Медведь, в конце концов, сообразил, что чашкой его пользуются другие, пока он не видит. Как он об этом узнал, история умалчивает: то ли заметил следы употребления, то ли чашка оказалась не на том месте, то ли стала излишне чистой, то ли излишне грязной, то ли санитарные врачи взяли смывы… Но, в любом случае, с той поры медведь предпочитает пить из стерильных разовых стаканчиков, а то и просто из своих ладоней.
Мораль состоит в том, что если уж домашнюю чашку невозможно сохранить только для себя, то что говорить о не сидящих на месте людях, каковыми являются, например, супруг или супруга, а тем более друзья и подруги…
О всепрощающем лодочнике и вселюбящей лодке
Однажды некий лодочник связал свою жизнь с лодкой навсегда, то есть влюбился сверх всякой меры, потеряв разум. Лодка тоже любила его, когда он плавал на ней, чинил ее, обхаживал… Но тут надо сказать, что она, скорее всего, любила не лодочника, а свои приятные ощущения, возникавшие, когда она скользила по волнам, свои счастье и эйфорию, и себя более красивую…
Пришло время, когда в эту лодку сел другой лодочник, а может, и не лодочник, а просто угонщик.

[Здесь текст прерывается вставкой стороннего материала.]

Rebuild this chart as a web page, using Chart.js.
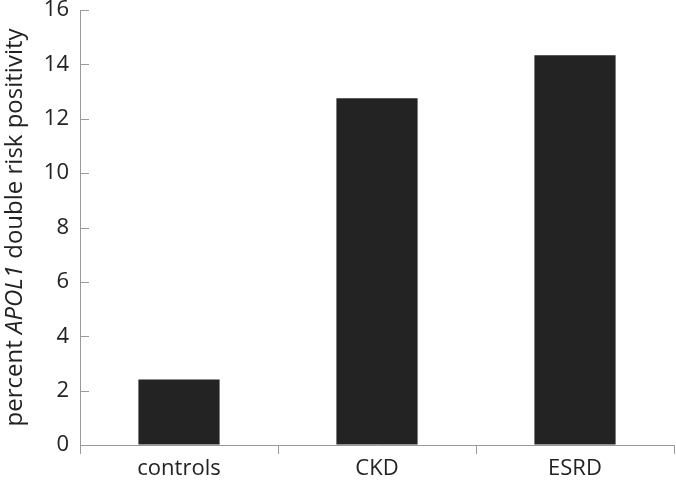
<!DOCTYPE html>
<html>
<head>
<meta charset="utf-8">
<script src="https://cdn.jsdelivr.net/npm/chart.js@4"></script>
<style>
  html, body { margin: 0; padding: 0; background: #fff; }
  #wrap { width: 676px; height: 483px; }
</style>
</head>
<body>
<div id="wrap"><canvas id="chart" width="676" height="483"></canvas></div>
<script>
const categories = ["controls", "CKD", "ESRD"];
const positivity = [2.41, 12.75, 14.34];
const yTicks = [0, 2, 4, 6, 8, 10, 12, 14, 16];

const fontFamily = "'Open Sans', 'Liberation Sans', sans-serif";
const axisColor = "#9a9a9a";
const textColor = "#222";

// y title with italic gene name, plus inward y tick marks
const extras = {
  id: "extras",
  afterDraw(chart) {
    const ctx = chart.ctx;
    const y = chart.scales.y;
    const area = chart.chartArea;

    ctx.save();
    ctx.strokeStyle = axisColor;
    ctx.lineWidth = 1;
    yTicks.forEach(v => {
      const py = Math.round(y.getPixelForValue(v)) + 0.5;
      ctx.beginPath();
      ctx.moveTo(area.left, py);
      ctx.lineTo(area.left + 9, py);
      ctx.stroke();
    });
    ctx.restore();

    const parts = [
      { t: "percent ", f: "normal 24px " + fontFamily },
      { t: "APOL1", f: "italic 24px " + fontFamily },
      { t: " double risk positivity", f: "normal 24px " + fontFamily }
    ];
    ctx.save();
    let total = 0;
    parts.forEach(p => { ctx.font = p.f; p.w = ctx.measureText(p.t).width; total += p.w; });
    const cy = (area.top + area.bottom) / 2;
    ctx.translate(15, cy);
    ctx.rotate(-Math.PI / 2);
    ctx.fillStyle = textColor;
    ctx.textBaseline = "middle";
    let x = -total / 2;
    parts.forEach(p => { ctx.font = p.f; ctx.fillText(p.t, x, 0); x += p.w; });
    ctx.restore();
  }
};

new Chart(document.getElementById("chart"), {
  type: "bar",
  data: {
    labels: categories,
    datasets: [{
      data: positivity,
      backgroundColor: "#232323",
      borderWidth: 0,
      barPercentage: 0.41,
      categoryPercentage: 1
    }]
  },
  options: {
    responsive: false,
    animation: false,
    layout: { padding: { top: 10, right: 2, left: 0, bottom: 0 } },
    plugins: {
      legend: { display: false },
      tooltip: { enabled: false }
    },
    scales: {
      x: {
        offset: true,
        grid: {
          display: true,
          offset: true,
          drawOnChartArea: false,
          drawTicks: true,
          tickLength: 9,
          color: axisColor
        },
        border: { display: true, color: axisColor, width: 1 },
        ticks: {
          color: textColor,
          font: { family: fontFamily, size: 22, lineHeight: 1 },
          padding: 4,
          maxRotation: 0
        },
        afterFit: s => { s.height = 38; s.paddingLeft = 0; s.paddingRight = 0; }
      },
      y: {
        min: 0,
        max: 16,
        afterBuildTicks: s => { s.ticks = yTicks.map(v => ({ value: v })); },
        grid: { display: true, drawOnChartArea: false, drawTicks: false, color: axisColor },
        border: { display: true, color: axisColor, width: 1 },
        ticks: {
          color: textColor,
          font: { family: fontFamily, size: 22, lineHeight: 1 },
          padding: 11
        },
        afterFit: s => { s.width = 80; s.paddingTop = 0; s.paddingBottom = 0; }
      }
    }
  },
  plugins: [extras]
});
</script>
</body>
</html>
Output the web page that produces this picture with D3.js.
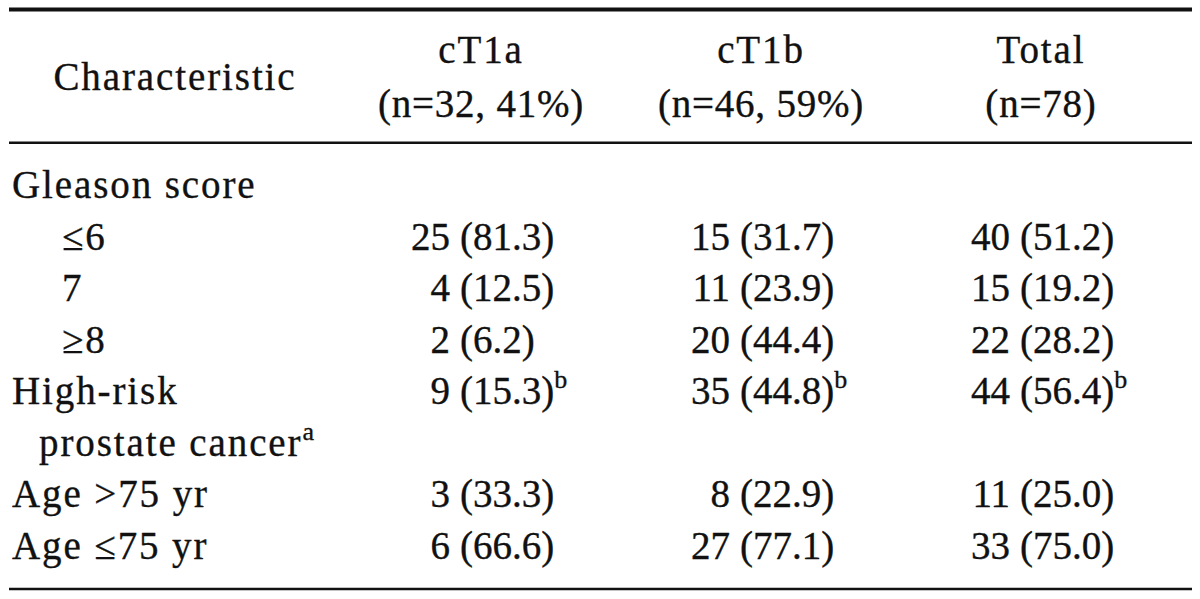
<!DOCTYPE html>
<html>
<head>
<meta charset="utf-8">
<script src="https://cdn.jsdelivr.net/npm/d3@7"></script>
<style>
  html, body { margin: 0; padding: 0; background: #fff; }
  svg text { font-family: "Liberation Serif", "Times New Roman", serif; fill: #111; stroke: #111; stroke-width: 0.35px; }
  .lbl { letter-spacing: 1.9px; }
</style>
</head>
<body>
<div id="chart"></div>
<script>
// table content
var rowLabels = ["Gleason score", "\u22646", "7", "\u22658", "High-risk", "prostate cancer", "Age >75 yr", "Age \u226475 yr"];
var rowKind = ["group", "sub", "sub", "sub", "item", "wrap", "item", "item"];
var rowLabelNote = [null, null, null, null, null, "a", null, null];
var rowValueNote = [null, null, null, null, "b", null, null, null];

var columnNames = ["cT1a", "cT1b", "Total"];
var columnSizes = ["(n=32, 41%)", "(n=46, 59%)", "(n=78)"];

var cT1aCounts = [null, 25, 4, 2, 9, null, 3, 6];
var cT1aPct = [null, 81.3, 12.5, 6.2, 15.3, null, 33.3, 66.6];
var cT1bCounts = [null, 15, 11, 20, 35, null, 8, 27];
var cT1bPct = [null, 31.7, 23.9, 44.4, 44.8, null, 22.9, 77.1];
var totalCounts = [null, 40, 15, 22, 44, null, 11, 33];
var totalPct = [null, 51.2, 19.2, 28.2, 56.4, null, 25.0, 75.0];

var counts = [cT1aCounts, cT1bCounts, totalCounts];
var pcts = [cT1aPct, cT1bPct, totalPct];

var width = 1200, height = 599;
var fontSize = 39;

var svg = d3.select("#chart").append("svg")
  .attr("width", width)
  .attr("height", height);

svg.append("rect").attr("width", width).attr("height", height).attr("fill", "#fff");

// row baselines and column anchors
var y = d3.scaleLinear().domain([0, rowLabels.length - 1]).range([198, 559]);
var x = d3.scalePoint().domain(columnNames).range([450, 1010]);
var indent = { group: 12, item: 12, sub: 62, wrap: 39 };
var fmt = d3.format(".1f");

// horizontal rules
var rules = [{ y: 9.5, w: 4 }, { y: 142.7, w: 2.5 }, { y: 589, w: 2.5 }];
svg.selectAll(".rule").data(rules).enter().append("line")
  .attr("class", "rule")
  .attr("x1", 9).attr("x2", 1192)
  .attr("y1", function(d) { return d.y; })
  .attr("y2", function(d) { return d.y; })
  .attr("stroke", "#111")
  .attr("stroke-width", function(d) { return d.w; });

// header
svg.append("text")
  .attr("class", "lbl")
  .attr("x", 175).attr("y", 90)
  .attr("text-anchor", "middle")
  .attr("font-size", fontSize)
  .text("Characteristic");

var head = svg.selectAll(".head").data(columnNames).enter().append("g")
  .attr("class", "head")
  .attr("transform", function(d) { return "translate(" + (x(d) + 31) + ",0)"; });

head.append("text")
  .attr("class", "lbl")
  .attr("y", 63)
  .attr("text-anchor", "middle")
  .attr("font-size", fontSize)
  .text(function(d) { return d; });

head.append("text")
  .attr("y", 117)
  .attr("text-anchor", "middle")
  .attr("font-size", fontSize)
  .attr("letter-spacing", "0.8px")
  .text(function(d, i) { return columnSizes[i]; });

// row labels
var lbl = svg.selectAll(".row").data(rowLabels).enter().append("text")
  .attr("class", "row lbl")
  .attr("x", function(d, i) { return indent[rowKind[i]]; })
  .attr("y", function(d, i) { return y(i); })
  .attr("font-size", fontSize);

lbl.append("tspan").text(function(d) { return d; });
lbl.filter(function(d, i) { return rowLabelNote[i]; })
  .append("tspan")
  .attr("dy", -16)
  .attr("font-size", 26)
  .attr("letter-spacing", "0px")
  .text(function(d) { return rowLabelNote[rowLabels.indexOf(d)]; });

// value cells
columnNames.forEach(function(col, c) {
  var cells = rowLabels.map(function(r, i) {
    return { row: i, n: counts[c][i], p: pcts[c][i], note: rowValueNote[i] };
  }).filter(function(d) { return d.n != null; });

  var g = svg.append("g").attr("class", "col");

  g.selectAll(".n").data(cells).enter().append("text")
    .attr("class", "n")
    .attr("x", x(col))
    .attr("y", function(d) { return y(d.row); })
    .attr("text-anchor", "end")
    .attr("font-size", fontSize)
    .text(function(d) { return d.n; });

  var pt = g.selectAll(".p").data(cells).enter().append("text")
    .attr("class", "p")
    .attr("x", x(col) + 10)
    .attr("y", function(d) { return y(d.row); })
    .attr("font-size", fontSize);

  pt.append("tspan").text(function(d) { return "(" + fmt(d.p) + ")"; });
  pt.filter(function(d) { return d.note; })
    .append("tspan")
    .attr("dy", -16)
    .attr("font-size", 26)
    .text(function(d) { return d.note; });
});
</script>
</body>
</html>
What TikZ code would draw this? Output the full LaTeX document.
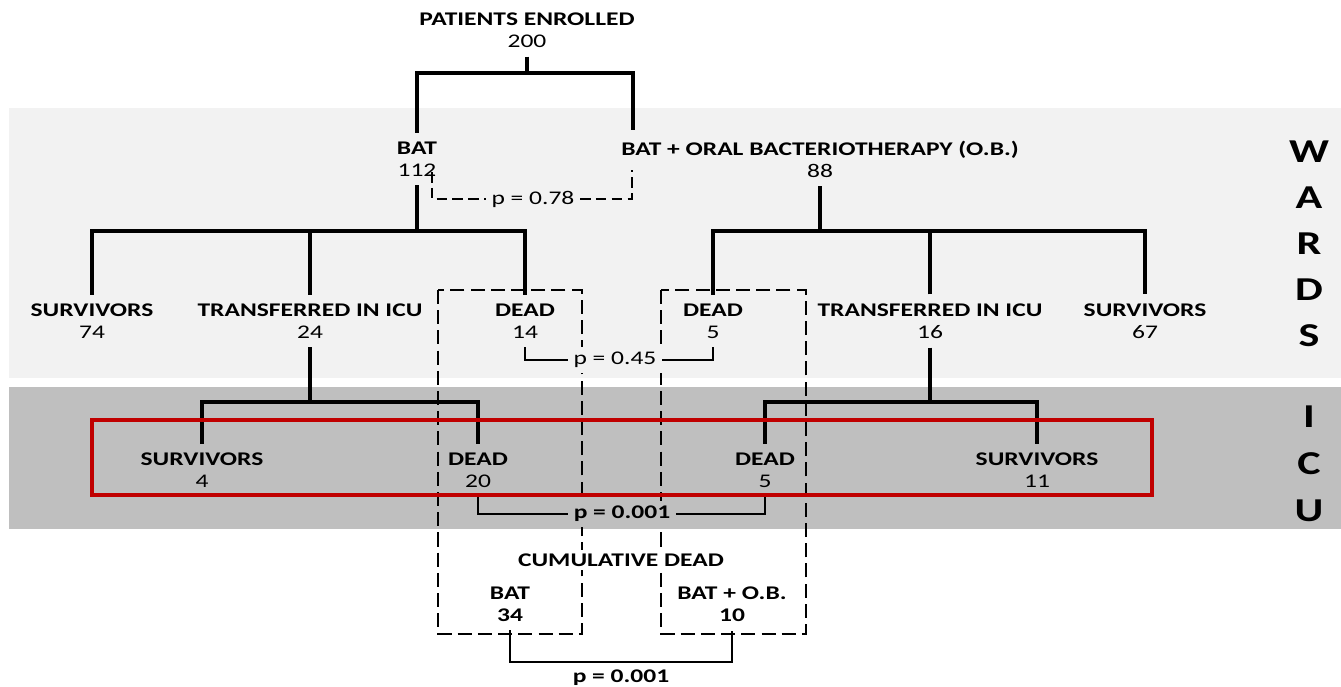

Угнал он эту лодку, а лодка ничуть не сопротивлялась, плыла, как и при прежнем хозяине, отдаваясь радостям общения с волнами, получая не меньшее счастье. На самом деле, какая разница лодке, кто на ней катается, если ее интересуют ощущения, почти не связанные с конкретным лодочником?
Угонщик покатался, износил лодку и бросил. Лодка загрустила, но пришел ее лодочник, он ее починил, подлатал и поплыл. Лодка опять обрела хорошее настроение. Так продолжалось длительное время: лодка отдавалась и тем и другим, а лодочник возвращался… Но как-то лодочник не заметил течь в лодке, лодка стала тонуть, лодочник принялся ее спасать, да так и утонул вместе с лодкой, повинуясь понятию чести и своей любви, как тот капитан, который не покидает тонущее судно…
Мораль состоит в том, что если партнер позволяет всем кататься на себе, то не надо ревновать, а надо относиться к нему, как к неодушевленному предмету, то есть использовать и бросать, когда вздумается, а не тонуть вместе с ним… но как это иногда сложно…
Об отношении к бесплатному
Один наследник получил прекрасное богатое наследство, а поскольку цену, какой это наследство создавалось, он не знал, и получил его, не прилагая никаких усилий, то принялся тратить…
Праздники, наслаждения, увеселения, азартные игры… И подготовка к этим мероприятиям вошла для наследника в обычный круговорот событий.
Наследник тратил и тратил, пока не стал испытывать нужду, которая, как обычно, возникла внезапно. Тогда наследник принялся экономить, чтобы сносно жить на оставшиеся средства, и искать возможности заработка, что было для него затруднительно, поскольку наследник привык тратить, а не зарабатывать.
Так наследник заблаговременно привел себя к нищенскому состоянию, хотя, если бы изначально тратил разумно, мог бы жить и жить…
Наследство в данной притче – это здоровье, данное родителями. Поскольку здоровье в молодости кажется многим неисчерпаемым и даже тем, о чем думать не стоит, то многие чрезмерно тратят его на заработки, на наслаждения и удовлетворение страстей. Однако здоровье любого человека не неисчерпаемо и приходит в негодность, особенно при невоздержанной его трате. Жаль, что осознать ценность здоровья можно, только лишаясь.
О невозвратном залете
Одна птичка очень любила летать, она летала среди лесов и полей, среди гор и зданий… Она весело пела и танцевала прямо на лету. Летала, летала, но однажды залетела в скворечник, и до того в этом скворечнике было сытно и тепло, что птичка перестала летать и петь, а начала делать ремонт в скворечнике, устилать его пухом, выводить и растить птенцов, заниматься еще множеством дел, о которых понятия не имела, когда просто летала. И до того увлеклась она скворечником, что забыла о полетах и пении, танцах и природе – все заменил ей скворечник.
Мораль состоит в том, чтобы в своих полетах мы никогда не залетали так далеко и безвозвратно, как эта птичка.
О бессмысленности споров с хищниками
Как-то одному барану волки вынесли нелепый приговор, оттяпали ему одну ногу, и у барана осталось только три. Не помню, за что оттяпали, суть не в этом, а в том, что баран, вместо того чтобы зализывать раны и оставить в покое волков, чей естественный аппетит и заключался в том, чтобы лишать баранов не только частей тела, но и жизни, принялся жаловаться на них.
В поисках справедливости, которые начал этот баран, не было ничего предосудительного, но начал он жаловаться на волков тем же волкам, которые имели, правда, более высокое положение в стае.